The paper tackles the problem of image classification under affine and non-affine deformations by introducing normalized versions of the Radon cumulative distribution transform (R-CDT), specifically max-normalized and mean-normalized variants, which provably ensure linear separability and robustness against local deformations and impulsive noise, with numerical experiments demonstrating their effectiveness.

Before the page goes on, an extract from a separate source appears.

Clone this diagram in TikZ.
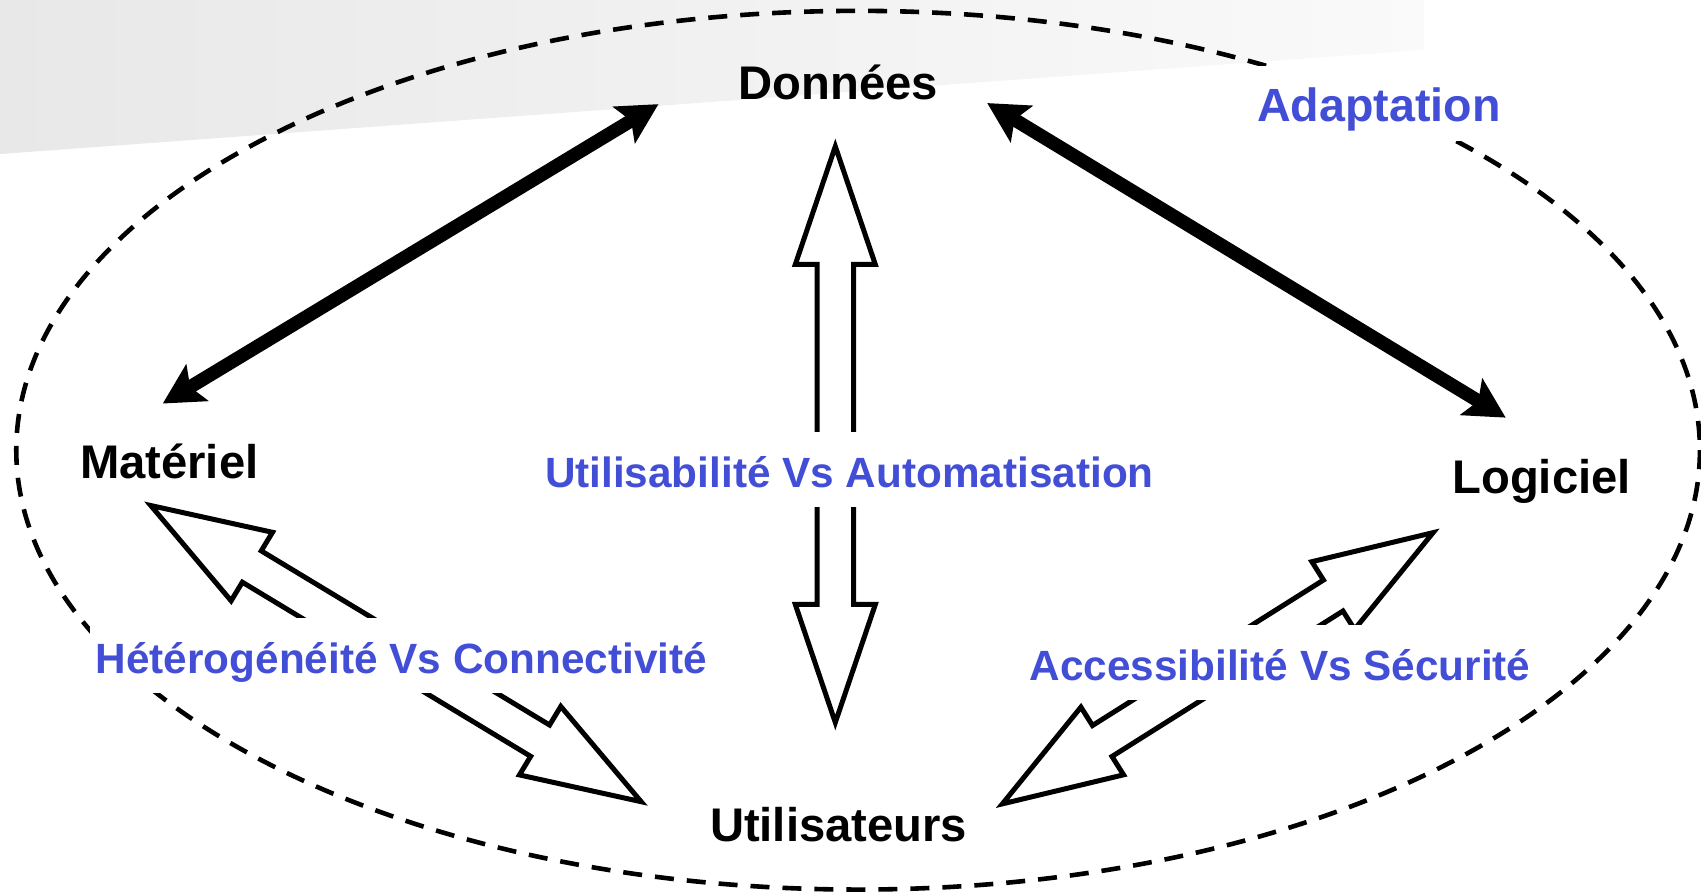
\documentclass[tikz,border=0pt]{standalone}
\usepackage{fontspec}
\setmainfont{Liberation Sans}
\usetikzlibrary{arrows.meta,calc}
\definecolor{lblblue}{RGB}{67,78,214}
\tikzset{
  mainlbl/.style={font=\fontsize{47.2}{54}\selectfont\bfseries, text=black, anchor=base, inner sep=0pt},
  bluelbl/.style={font=\fontsize{42.3}{50}\selectfont\bfseries, text=lblblue, anchor=base, fill=white,
     text height=48.8pt, text depth=13pt, inner xsep=5.4pt, inner ysep=6.5pt},
  thickarrow/.style={line width=13.5pt, {Stealth[length=40pt,width=42pt,inset=8pt]}-{Stealth[length=40pt,width=42pt,inset=8pt]}},
  blockarrow/.style={line width=5pt, line join=miter, miter limit=10, draw=black, fill=white},
  ellipsedash/.style={line width=4.6pt, dash pattern=on 19pt off 13pt},
}
\newcommand\dblblock[2]{%
  \filldraw[blockarrow] (#1)
   -- ($(#1)!118pt!(#2)!40pt!90:(#2)$)
   -- ($(#1)!118pt!(#2)!18.3pt!90:(#2)$)
   -- ($(#2)!118pt!(#1)!18.3pt!-90:(#1)$)
   -- ($(#2)!118pt!(#1)!40pt!-90:(#1)$)
   -- (#2)
   -- ($(#2)!118pt!(#1)!40pt!90:(#1)$)
   -- ($(#2)!118pt!(#1)!18.3pt!90:(#1)$)
   -- ($(#1)!118pt!(#2)!18.3pt!-90:(#2)$)
   -- ($(#1)!118pt!(#2)!40pt!-90:(#2)$)
   -- cycle;}
\begin{document}
\begin{tikzpicture}[x=1.0848pt,y=-1.0848pt]
\useasboundingbox (0,0) rectangle (1568,823);
% grey band
\shade[left color=black!9, right color=black!2] (0,0) -- (1312,0) -- (1312,46) -- (0,142) -- cycle;
% dashed ellipse
\draw[ellipsedash] (791,415) ellipse [x radius=776, y radius=405];
% tips
\coordinate (dmA) at (607,96);
\coordinate (dmB) at (150,372);
\coordinate (dlA) at (910,95);
\coordinate (dlB) at (1388,385);
\coordinate (duA) at (770,135);
\coordinate (duB) at (770,666);
\coordinate (muA) at (139,466);
\coordinate (muB) at (591,739);
\coordinate (luA) at (1321,491);
\coordinate (luB) at (924,741);
% thick arrows
\draw[thickarrow] (dmA) -- (dmB);
\draw[thickarrow] (dlA) -- (dlB);
% block arrows
\dblblock{duA}{duB}
\dblblock{muA}{muB}
\dblblock{luA}{luB}
% blue labels
\node[bluelbl] (usab) at (783,449) {Utilisabilité Vs Automatisation};
\node[bluelbl] (hetero) at (370,621) {Hétérogénéité Vs Connectivité};
\node[bluelbl] (access) at (1180,627) {Accessibilité Vs Sécurité};
\node[bluelbl, font=\fontsize{46.6}{54}\selectfont\bfseries] (adapt) at (1271,112) {Adaptation};
% black labels
\node[mainlbl] (donnees) at (773,92) {Données};
\node[mainlbl] (materiel) at (156,441) {Matériel};
\node[mainlbl] (logiciel) at (1421,455) {Logiciel};
\node[mainlbl] (utilis) at (773,776) {Utilisateurs};
\end{tikzpicture}
\end{document}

The Radon cumulative distribution transform (R-CDT), is an easy-to-compute feature extractor that facilitates image classification tasks especially in the small data regime. It is closely related to the sliced Wasserstein distance and provably guaranties the linear separability of image classes that emerge from translations or scalings. In many real-world applications, like the recognition of watermarks in filigranology, however, the data is subject to general affine transformations originating from the measurement process. To overcome this issue, we recently introduced the so-called max-normalized R-CDT that only requires elementary operations and guaranties the separability under arbitrary affine transformations. The aim of this paper is to continue our study of the max-normalized R-CDT especially with respect to its robustness against non-affine image deformations. Our sensitivity analysis shows that its separability properties are stable provided the Wasserstein-infinity distance between the samples can be controlled. Since the Wasserstein-infinity distance only allows small local image deformations, we moreover introduce a mean-normalized version of the R-CDT. In this case, robustness relates to the Wasserstein-2 distance and also covers image deformations caused by impulsive noise for instance. Our theoretical results are supported by numerical experiments showing the effectiveness of our novel feature extractors as well as their robustness against local non-affine deformations and impulsive noise.